IPv6: Who would have guessed :) ... I think IANA may run out of IPv4 space sometime this or next week and regional registrars sometime this year. We will keep pushing IPv4 space to the limit and ignore IPv6 for as long as possible. But as usual with procrastination: What we will end up with is a lot of rushed out and broken implementations.

Social Malware: I think we will see less bots that spread via exploits but instead we will see smarter bots that find the right context to trick the user into executing them. Some of it we have seen with bots like Koobface. But there will be more, smarter, versions. Something that assembles an e-mail based on your browser history or facebook groups / pages you "like" to make it match your interest. You just went to see "Tron" in the theater? You will get an e-mail or facebook message with a secret second ending as a video file to play. Kind of like spear phishing, but more automated.

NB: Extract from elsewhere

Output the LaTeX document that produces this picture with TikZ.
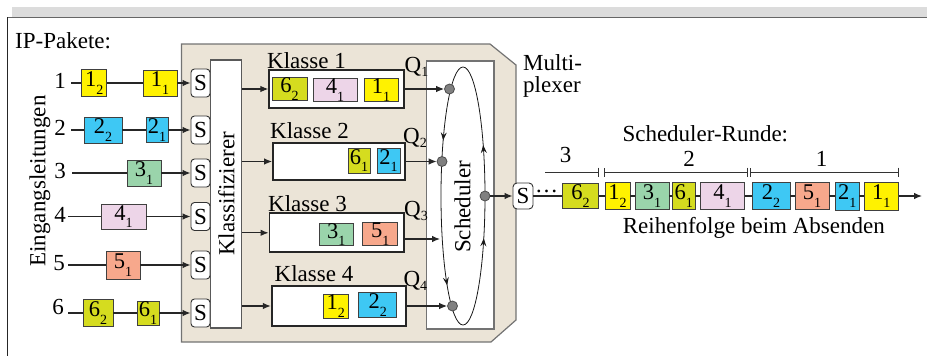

Now if you follow what I am doing, you may expect application security as one of the topics. I will skip application security prediction for 2011. I think progress will be incremental and that will be ok. People make plenty of money with "secure enough" software. There isn't currently a big change that I see coming in 2011. New software will be incrementally better as more developers figure out how to use new tools right. But legacy code will still be a huge problem and it will not be fixed in any big new ways, just one line at a time.

Wikileaks, Cyberwar, Cyber Terror: No big shifts here. It will continue to happen just like in 2010. No big new defenses either. Maybe a bit more international collaboration in fighting malicious actors.

Please feel free to add your predictions as comments below.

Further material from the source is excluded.